Danilo Marcelo Juvane - Equity Research Analyst
Very quickly on LPG exports, what have you seen by way of spot margins currently? Are those going up here or have they remained relatively the same over the last several quarters?
Brent B. Secrest - SVP, Liquid Hydrocarbons Marketing
I'd say they're holding steady. I think a lot of opportunities, probably range between $0.05 and $0.07 a gallon, so you know we -- Tony and I don't talk but if you look at Tony's fundamentals forecast and Tony's agnostic to this thing, but it -- this forecast happens to show that we're short dock capacity in the US, about the same time our contracts roll off. And I've had more than one customer call me out on that. But, you know, right now it's about $0.07. We'll see where it goes in 2021 when our contracts roll off.
Danilo Marcelo Juvane - Equity Research Analyst
Got it. And with propane prices where they are today, I think they hit $1 last week, you don't see any risk of cargo cancellations or anything for the remaining of the heating season here?
Brent B. Secrest - SVP, Liquid Hydrocarbons Marketing
Last year, I think for all first quarter, if I recall correctly, we had one cancellation in March. Our belief is that there's quite a bit of inelastic demand out there. So if you look at the various tranches, if you say certain demand is inelastic and then as you start going against another commodity, our belief is that propane still has a ways to go before it gets priced out of exports. So if you look at PDH plants over in Asia, you know we could see propane still has some more room to go.
Danilo Marcelo Juvane - Equity Research Analyst
Okay, that's it for me. Thank you so much.

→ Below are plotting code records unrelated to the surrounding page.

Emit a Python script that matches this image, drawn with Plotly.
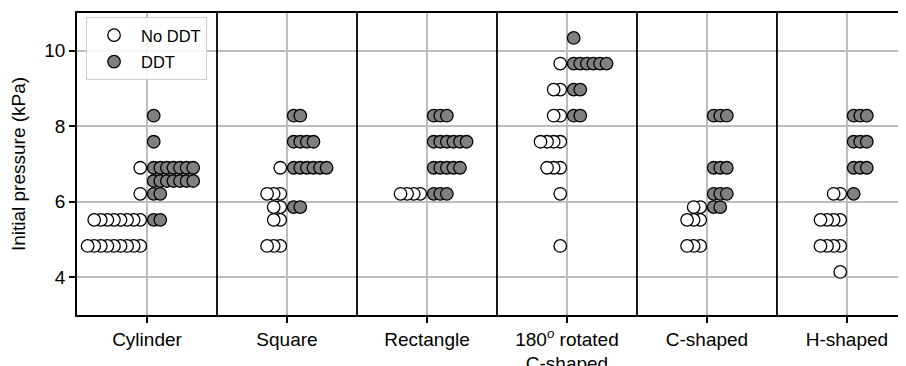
import plotly.graph_objects as go

categories = ["Cylinder", "Square", "Rectangle", "180<sup><i>o</i></sup> rotated<br>C-shaped", "C-shaped", "H-shaped"]

# Initial pressure values (kPa), per shape
no_ddt = {
    "Cylinder": [4.83, 4.83, 4.83, 4.83, 4.83, 4.83, 4.83, 4.83, 4.83,
                 5.52, 5.52, 5.52, 5.52, 5.52, 5.52, 5.52, 5.52,
                 6.21, 6.90],
    "Square": [4.83, 4.83, 4.83, 5.52, 5.52, 5.86, 5.86, 6.21, 6.21, 6.21, 6.90],
    "Rectangle": [6.21, 6.21, 6.21, 6.21],
    "180 rotated C-shaped": [4.83, 6.21, 6.90, 6.90, 6.90, 7.59, 7.59, 7.59, 7.59,
                             8.28, 8.28, 8.97, 8.97, 9.66],
    "C-shaped": [4.83, 4.83, 4.83, 5.52, 5.52, 5.52, 5.86, 5.86],
    "H-shaped": [4.14, 4.83, 4.83, 4.83, 4.83, 5.52, 5.52, 5.52, 5.52, 6.21, 6.21],
}
ddt = {
    "Cylinder": [5.52, 5.52, 6.21, 6.21,
                 6.55, 6.55, 6.55, 6.55, 6.55, 6.55, 6.55,
                 6.90, 6.90, 6.90, 6.90, 6.90, 6.90, 6.90,
                 7.59, 8.28],
    "Square": [5.86, 5.86, 6.90, 6.90, 6.90, 6.90, 6.90, 6.90,
               7.59, 7.59, 7.59, 7.59, 8.28, 8.28],
    "Rectangle": [6.21, 6.21, 6.21, 6.90, 6.90, 6.90, 6.90, 6.90,
                  7.59, 7.59, 7.59, 7.59, 7.59, 7.59, 8.28, 8.28, 8.28],
    "180 rotated C-shaped": [8.28, 8.28, 8.97, 8.97,
                             9.66, 9.66, 9.66, 9.66, 9.66, 9.66, 10.34],
    "C-shaped": [5.86, 5.86, 6.21, 6.21, 6.21, 6.90, 6.90, 6.90, 8.28, 8.28, 8.28],
    "H-shaped": [6.21, 6.90, 6.90, 6.90, 7.59, 7.59, 7.59, 8.28, 8.28, 8.28],
}
y_ticks = [4, 6, 8, 10]

START = 0.048
STEP = 0.047


def stack_positions(groups, sign):
    xs, ys = [], []
    for i, key in enumerate(groups):
        counts = {}
        pts = []
        for v in groups[key]:
            k = counts.get(v, 0)
            counts[v] = k + 1
            pts.append((v, k))
        pts.sort()
        for v, k in pts:
            xs.append(i + sign * (START + STEP * k))
            ys.append(v)
    return xs, ys


x_no, y_no = stack_positions(no_ddt, -1)
x_d, y_d = stack_positions(ddt, +1)

FONT = "Liberation Sans, Arial, sans-serif"

fig = go.Figure()
fig.add_trace(go.Scatter(
    x=x_no, y=y_no, mode="markers", name="No DDT", legendgroup="a",
    marker=dict(size=12.5, color="white", line=dict(color="black", width=1.3)),
))
fig.add_trace(go.Scatter(
    x=x_d, y=y_d, mode="markers", name="DDT", legendgroup="b",
    marker=dict(size=12.5, color="#808080", line=dict(color="black", width=1.3)),
))

for s in range(len(categories) - 1):
    fig.add_shape(type="line", xref="x", yref="paper", x0=s + 0.5, x1=s + 0.5, y0=0, y1=1,
                  line=dict(color="black", width=1.8))

fig.update_layout(
    width=906, height=366, autosize=False,
    margin=dict(l=69, r=0, t=5, b=59),
    plot_bgcolor="white", paper_bgcolor="white",
    font=dict(family=FONT, size=19, color="black"),
    showlegend=True,
    legend=dict(x=0.0108, y=0.987, xanchor="left", yanchor="top",
                bgcolor="rgba(255,255,255,0.85)", bordercolor="#cccccc", borderwidth=1,
                font=dict(size=16.5), itemwidth=44, traceorder="grouped", tracegroupgap=2),
)
fig.update_xaxes(
    range=[-0.5, 5.479], tickvals=list(range(len(categories))), ticktext=categories,
    showgrid=True, gridcolor="#bdbdbd", gridwidth=1.5,
    showline=True, linecolor="black", linewidth=1.8, mirror=True,
    ticks="outside", ticklen=6, tickwidth=1.5, tickcolor="black",
    zeroline=False, tickfont=dict(size=19), automargin=False,
)
fig.update_yaxes(
    range=[3, 11], tickvals=y_ticks, ticktext=[str(t) for t in y_ticks],
    showgrid=True, gridcolor="#bdbdbd", gridwidth=1.5,
    showline=True, linecolor="black", linewidth=1.8, mirror=False,
    ticks="outside", ticklen=6, tickwidth=1.5, tickcolor="black",
    zeroline=False, tickfont=dict(size=19), automargin=False,
    title=dict(text="Initial pressure (kPa)", font=dict(size=19), standoff=14),
)

fig.write_html("out.html")
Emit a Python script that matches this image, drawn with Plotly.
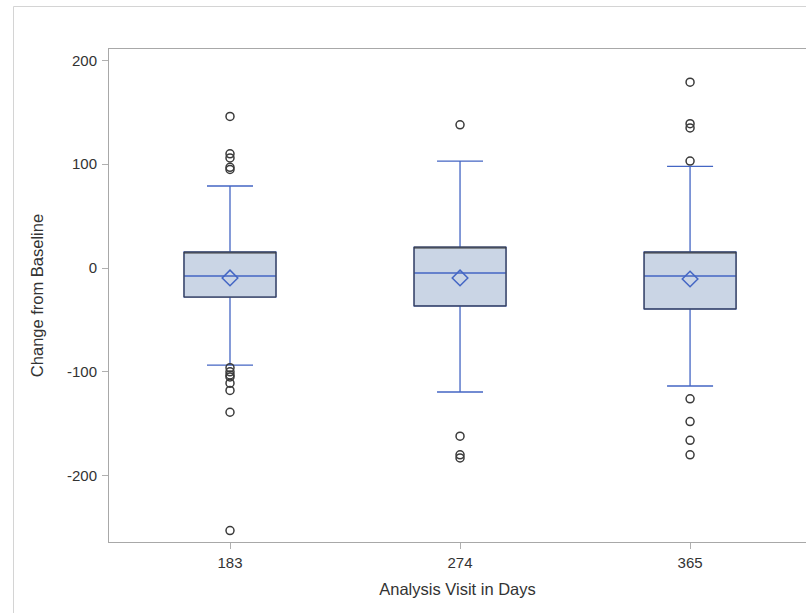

Randy Burkhalter - VP, Investor Relatioins
Thank you. Erica, if you would, would you give our listeners the replay information and then that will end the call today. Thank you.
Operator
Thank you for participating in today's conference call. This call will be available for replay beginning at approximately 1:00 Eastern Time until end of day, November 9, 2017. 49822182 is the access code for the replay. The number to dial for the replay is 855-859-2056 or 404-537-3406. Thank you and this does conclude today's conference call. You may now disconnect.